Beneath the Darkness is a very dark film – and I do not mean that in a film noir sense. I do not even mean that in the same way that I would describe the cellar scenes which close out the action in Silence of the Lambs. This film was dark in the sense that it made me wonder if the filmmakers had paid the electric bill for most of the shooting. It was very difficult to watch many scenes just because it was hard to see what action was going on, and searching for any detail in the shots was a distraction from trying to enjoy the movie.
The movie centers around four friends, Travis (Tony Oller), Abby (Aimee Teegarden, Scream 4), Brian (Stephen Lunsford, Maneater), and Danny (Devon Werkheiser) who witness a friend being murdered. Believing it to be a local creepy mortician named Ely (played by Dennis Quaid), they plot to expose him as the murderer. Ely, however, is a beloved former local football star adored by the town’s residents. From there, every moment of the film seems to roll out exactly as you would suspect – from dialog to plot twists (barely deserving the name) to the background music.
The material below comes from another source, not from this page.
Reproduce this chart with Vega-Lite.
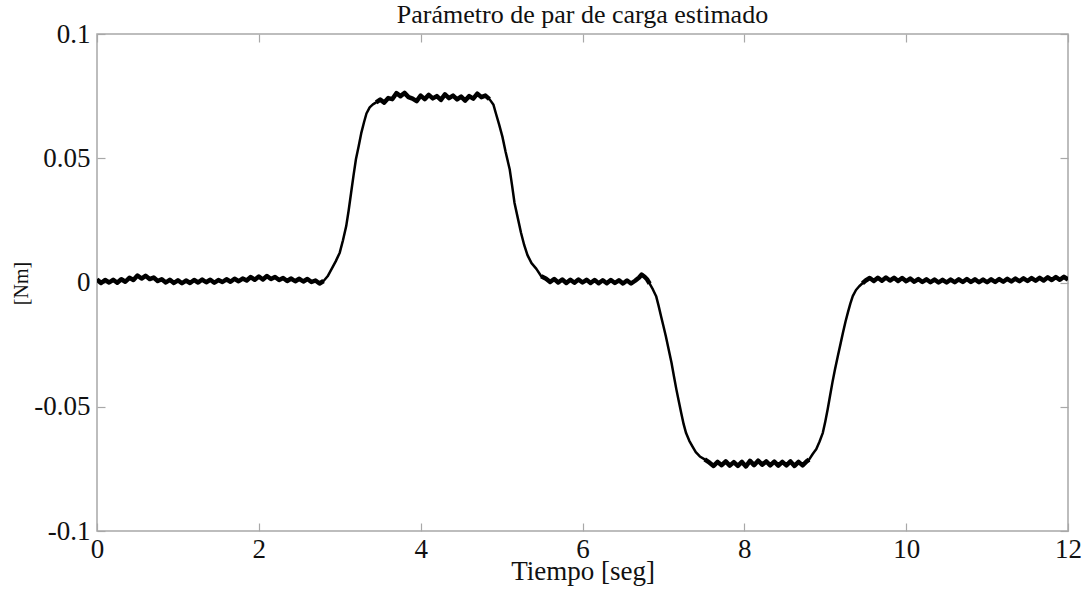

The four actors playing the parts of Travis, Abby, Brian and Danny all seemed pretty stiff in the delivery of the (albeit, badly written) lines. The 2011 film, shot for $7.3 million dollars, could not even be saved by Dennis Quaid (2011′s Footloose), who himself was hamming it up throughout the film.
Director Martin Guigui did not distinguish himself at all with this work, and I have to wonder – could the writers, the actors and the cinematographers and lighting people all be this bad, or is Guigui to blame?
One of the more enjoyable moments in the film is when the four go spying outside a house at night (at least, we think it’s night – it could be high noon in that movie and you’d still trip over a street curb), and just their four faces are illuminated as they huddle in a diamond pattern, staring into a window, looking like the cover of Queen II.
This is a movie which held no surprises at all, and the ending was pretty formulaic. In fact, the movie would have been improved if they had just done the Scooby-Doo ending. It might have been a bright spot in an otherwise dark film.
It is new to the web now, and you can probably find something better (or at least easier) to watch.